I have ptsd, and with it agoraphobia and extreme social anxieties. My ex left me in the middle of a very busy neighborhood, so if I walk it'll need to be indoors or I'll just end up with another stupid panic attack and feeling like an idiot in the hospital. I honestly think every single time that it's a heart attack and not a panic attack 'this time'. Even when I go 'wait maybe it's just anxiety' my stupid brain panics. It really would help to have someone to talk to to calm me down but I just don't have that here.

I did acquire one of those exercise bikes that could work my arms and my legs at the same time, since I felt that might help the muscle cramps, like you say, by getting them moving more often, without placing the stress on them that causes the cramps. So far that's not had any negative impacts on me so I will keep using it. The seat hurts my butt but I do believe that can be replaced with something smaller and more my size.

Due to a simple walk to the mailbox literally crippling me for days I end up only walking down there once a week, sometimes only once every 2 weeks, depending on if I can place any weight at all on my feet. Sometimes I just wake up with them in unbearable pain and they feel like a bag of jello, but look absolutely fine. They feel like they should be swollen huge but look normal, it's bizarre.

The nerve issues in my feet drive me insane at night. Trying to fall asleep I have to constantly kick and shake them as they will itch, or twitch, or I'll get the pins and needles, sometimes all at once. I've had issues with my shoulder and subsequently my hand. I lost all feeling in part of my hand for an entire year, it finally returned to normal literally a week before my surgical consult for ulnar nerve entrapment. I have to say, the nerve tests they ran on my legs to test my feet was one of the most painful things ever. For whatever reason it made my legs a LOT worse for an entire month afterwards. I could hardly walk at all the day after the tests.
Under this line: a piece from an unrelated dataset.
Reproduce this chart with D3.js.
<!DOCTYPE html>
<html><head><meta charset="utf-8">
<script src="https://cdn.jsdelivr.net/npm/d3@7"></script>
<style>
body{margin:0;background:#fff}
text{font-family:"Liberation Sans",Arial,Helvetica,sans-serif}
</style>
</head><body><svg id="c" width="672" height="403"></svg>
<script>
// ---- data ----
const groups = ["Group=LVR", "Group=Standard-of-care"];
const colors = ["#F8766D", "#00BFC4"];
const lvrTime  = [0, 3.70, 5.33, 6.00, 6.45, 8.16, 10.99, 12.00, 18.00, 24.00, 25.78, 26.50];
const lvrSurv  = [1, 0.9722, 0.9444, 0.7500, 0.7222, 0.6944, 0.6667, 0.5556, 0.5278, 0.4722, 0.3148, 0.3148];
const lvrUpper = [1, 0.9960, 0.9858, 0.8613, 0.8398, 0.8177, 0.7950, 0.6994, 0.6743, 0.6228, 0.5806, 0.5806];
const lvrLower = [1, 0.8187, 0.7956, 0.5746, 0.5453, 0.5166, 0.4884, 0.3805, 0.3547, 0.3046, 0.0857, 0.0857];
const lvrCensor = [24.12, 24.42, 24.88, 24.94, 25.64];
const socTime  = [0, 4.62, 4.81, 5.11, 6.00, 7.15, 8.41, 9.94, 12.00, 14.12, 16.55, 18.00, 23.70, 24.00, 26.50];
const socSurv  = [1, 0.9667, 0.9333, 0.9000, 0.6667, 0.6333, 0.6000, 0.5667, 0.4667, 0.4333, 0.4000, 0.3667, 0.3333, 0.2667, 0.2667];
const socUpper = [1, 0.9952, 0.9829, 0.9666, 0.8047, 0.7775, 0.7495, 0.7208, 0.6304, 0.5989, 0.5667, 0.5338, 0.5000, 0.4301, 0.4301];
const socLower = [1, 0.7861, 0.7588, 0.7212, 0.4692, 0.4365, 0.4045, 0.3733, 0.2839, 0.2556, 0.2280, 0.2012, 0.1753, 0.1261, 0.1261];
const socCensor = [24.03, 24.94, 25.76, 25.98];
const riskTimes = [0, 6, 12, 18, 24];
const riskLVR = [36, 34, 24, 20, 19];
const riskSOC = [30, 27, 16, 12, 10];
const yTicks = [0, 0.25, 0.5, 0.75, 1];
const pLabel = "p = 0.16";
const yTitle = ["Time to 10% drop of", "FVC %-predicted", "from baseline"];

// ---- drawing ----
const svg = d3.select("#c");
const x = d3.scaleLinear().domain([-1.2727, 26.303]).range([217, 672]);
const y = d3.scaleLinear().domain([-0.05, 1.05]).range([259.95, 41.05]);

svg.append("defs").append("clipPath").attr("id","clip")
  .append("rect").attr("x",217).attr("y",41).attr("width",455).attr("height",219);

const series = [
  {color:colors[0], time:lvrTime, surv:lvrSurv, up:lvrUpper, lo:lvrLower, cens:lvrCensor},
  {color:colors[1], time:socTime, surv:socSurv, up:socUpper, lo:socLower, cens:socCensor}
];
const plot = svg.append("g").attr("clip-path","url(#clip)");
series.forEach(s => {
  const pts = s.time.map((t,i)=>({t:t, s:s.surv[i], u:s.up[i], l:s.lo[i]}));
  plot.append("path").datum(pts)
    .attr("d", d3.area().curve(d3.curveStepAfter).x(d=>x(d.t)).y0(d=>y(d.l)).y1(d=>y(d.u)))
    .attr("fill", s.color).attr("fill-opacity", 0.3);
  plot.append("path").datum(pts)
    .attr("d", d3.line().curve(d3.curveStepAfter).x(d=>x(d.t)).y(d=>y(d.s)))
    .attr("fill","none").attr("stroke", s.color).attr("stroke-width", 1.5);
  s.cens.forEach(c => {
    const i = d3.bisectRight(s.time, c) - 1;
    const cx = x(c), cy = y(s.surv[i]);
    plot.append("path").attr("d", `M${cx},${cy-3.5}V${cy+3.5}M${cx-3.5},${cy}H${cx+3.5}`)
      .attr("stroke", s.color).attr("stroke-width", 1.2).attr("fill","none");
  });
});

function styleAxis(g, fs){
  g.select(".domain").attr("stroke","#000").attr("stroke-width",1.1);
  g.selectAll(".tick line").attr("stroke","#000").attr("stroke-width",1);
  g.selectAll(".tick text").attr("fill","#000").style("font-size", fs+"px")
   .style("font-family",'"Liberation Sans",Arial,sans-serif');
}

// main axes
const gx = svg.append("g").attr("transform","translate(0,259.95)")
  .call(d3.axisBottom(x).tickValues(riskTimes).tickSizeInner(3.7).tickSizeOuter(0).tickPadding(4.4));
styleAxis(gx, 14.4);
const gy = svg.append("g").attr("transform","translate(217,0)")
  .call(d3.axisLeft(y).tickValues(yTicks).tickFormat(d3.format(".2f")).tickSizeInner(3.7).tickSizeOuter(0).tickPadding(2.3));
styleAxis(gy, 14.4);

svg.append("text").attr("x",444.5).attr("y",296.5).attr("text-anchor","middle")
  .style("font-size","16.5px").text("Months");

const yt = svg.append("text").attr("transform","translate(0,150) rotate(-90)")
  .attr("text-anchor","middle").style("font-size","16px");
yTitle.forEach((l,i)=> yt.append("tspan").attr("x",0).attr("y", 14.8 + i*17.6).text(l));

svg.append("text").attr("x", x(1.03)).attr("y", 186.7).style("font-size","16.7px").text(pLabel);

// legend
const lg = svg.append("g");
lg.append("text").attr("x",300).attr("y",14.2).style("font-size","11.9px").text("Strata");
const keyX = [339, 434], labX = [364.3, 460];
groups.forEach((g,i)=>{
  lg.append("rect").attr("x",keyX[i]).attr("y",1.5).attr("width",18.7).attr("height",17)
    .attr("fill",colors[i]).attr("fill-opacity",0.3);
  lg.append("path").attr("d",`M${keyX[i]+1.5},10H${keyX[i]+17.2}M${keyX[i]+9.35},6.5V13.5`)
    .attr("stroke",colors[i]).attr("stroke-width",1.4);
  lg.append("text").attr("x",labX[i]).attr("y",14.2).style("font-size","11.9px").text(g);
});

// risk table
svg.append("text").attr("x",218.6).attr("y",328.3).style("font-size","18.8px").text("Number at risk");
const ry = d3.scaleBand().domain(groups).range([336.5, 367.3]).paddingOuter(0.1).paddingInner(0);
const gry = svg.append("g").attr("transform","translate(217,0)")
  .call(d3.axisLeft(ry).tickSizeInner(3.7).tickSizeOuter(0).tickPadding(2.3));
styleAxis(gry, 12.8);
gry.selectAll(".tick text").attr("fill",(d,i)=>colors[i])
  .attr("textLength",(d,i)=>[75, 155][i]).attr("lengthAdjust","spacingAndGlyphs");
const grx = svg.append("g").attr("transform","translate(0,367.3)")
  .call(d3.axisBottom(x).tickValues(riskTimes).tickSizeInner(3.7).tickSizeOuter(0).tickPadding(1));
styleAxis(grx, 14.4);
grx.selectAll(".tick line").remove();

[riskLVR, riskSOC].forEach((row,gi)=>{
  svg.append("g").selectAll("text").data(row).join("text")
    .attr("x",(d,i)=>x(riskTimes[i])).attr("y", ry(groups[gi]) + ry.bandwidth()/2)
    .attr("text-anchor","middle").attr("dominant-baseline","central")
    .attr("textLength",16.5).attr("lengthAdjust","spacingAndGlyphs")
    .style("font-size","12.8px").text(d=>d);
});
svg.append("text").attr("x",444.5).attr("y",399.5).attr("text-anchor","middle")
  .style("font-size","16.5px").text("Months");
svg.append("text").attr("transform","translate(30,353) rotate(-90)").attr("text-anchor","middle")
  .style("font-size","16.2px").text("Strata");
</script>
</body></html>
I never want to go through that again =( It wasn't as bad at all on my hand and arm when they checked that area, but omg it hurt my legs so bad! To my amazement the nerve tests in my legs/feet came back completely normal. Has made me feel like I'm losing my mind. Why would the tests not find anything? I even have area's of numbness on my toes that I was sure would register something, even if I wasn't having a flare up of the other foot issues at the time.

BTW, oddly, my feet problems are 10x's worse at night if I don't wear socks. They don't have to be tight socks or anything, just fabric creating a constant presence. Anyone dealt with anything like that? The only other place I get the tingly weirdness is in my armpit of all places. Utterly bizarre to feel your armpit vibrating throughout the day randomly. The rest of my body is extremely sensitive to pokes and prods, and a few places create a nerve pain type response if they are just lightly brushed. Though those particular places seem to clear up/move from time to time. I'm usually having an active pain in those area's when the light touch reaction occurs.

Sirai
New Member


Date Joined May 2017
Total Posts : 4
   Posted 5/30/2017 2:55 PM (GMT -7)   
BTW, I have tried to write down a list of my problems. The one time I remembered I had the list, I tried to hand it over and was waved away repeatedly, as the woman I was seeing at the time was a very hurried lady who seemed extremely busy and not really all there, as her mind seemed to be miles away. Was very off putting. Since then I have several times written things down, but then forgot I had a list while at the office! I am going to just have to use a big marker and write on the back of my hand 'USE YOUR LIST', and just hope I glance at my hands during the visit! I'm sure its the social anxiety that causes these brain farts when I end up around other people. My brain just stops thinking sometimes, I'll try to grasp a coherent thought but can only shrug and go along with whatever is being said.